Trish Costello Harnesses Power of Women Investors

Women Investors
Women Investors

Trish Costello is on a mission to harness the financial power of women. The 68-year-old entrepreneur founded Portfolia, a women-focused investment platform that fuels health care innovations aimed at improving women’s lives. Growing up in rural Kansas, Costello and her siblings were taught to reframe needs as opportunities.

“There isn’t a time I can remember when I didn’t believe that if I came up with a good idea, I could make it happen,” she said. Last year, $178 billion was invested in venture capital. However, the funding gap between male-led and female-led ventures has persisted for decades.

This imbalance motivated Costello to start Portfolia, one of the first venture firms in the U.S. to focus on women’s health. At the time, only six percent of decision makers at venture capital firms were women. Costello was part of a small team that founded the Center for Entrepreneurial Leadership in Kansas City in 1994.

She launched and led a training program for leaders in venture capital for many years. The venture capitalists she knew, mostly men, wouldn’t consider backing companies focused on problems like infertility or hot flashes. But Costello recognized the market potential and was right.

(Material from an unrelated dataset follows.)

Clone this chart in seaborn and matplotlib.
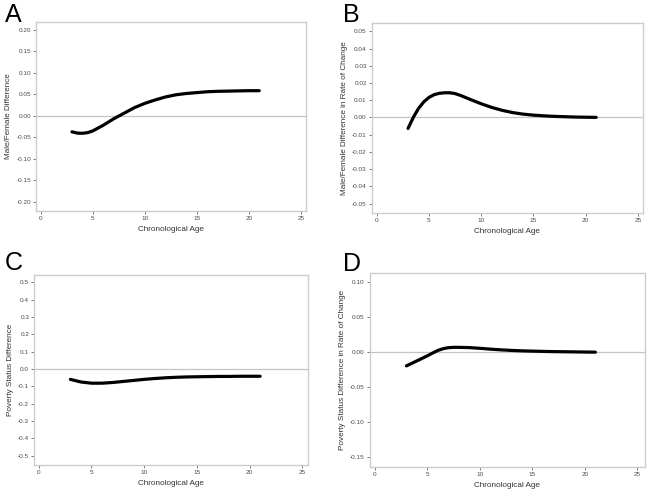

Women-driven investing advances health sector

From 2018 to 2023, investment in companies supporting women’s health, many of them women-led, significantly increased. Portfolia has 14 funds that invest in companies with a largely female target market in categories ranging from active aging to longevity to femtech.

90 percent of its investors are women. The firm has made 185 investments valued at more than $65 million in 118 companies. Nearly 70 percent of those are women-led ventures.

“I have always been interested in money as fuel for innovation,” Costello stated. “Startup investing is about being able to identify the most promising opportunities and get the fuel in at the right time.

When Costello left Kauffman Fellows, she felt they had made a real shift to more women in venture capital investing. She had been doing some angel investing on her own and saw the market for women’s health emerging.

“It felt like no one else was seeing the opportunity,” she said. Costello recalls presenting two deals to V.C.s, companies focused on menopause. “One guy said, ‘There’s no way my partners are going to do a menopause deal.’ Back then, talking about anything related to women’s health wasn’t done.

But I saw a lot of potential in these markets where women were the key customers, influencers, and entrepreneurs.”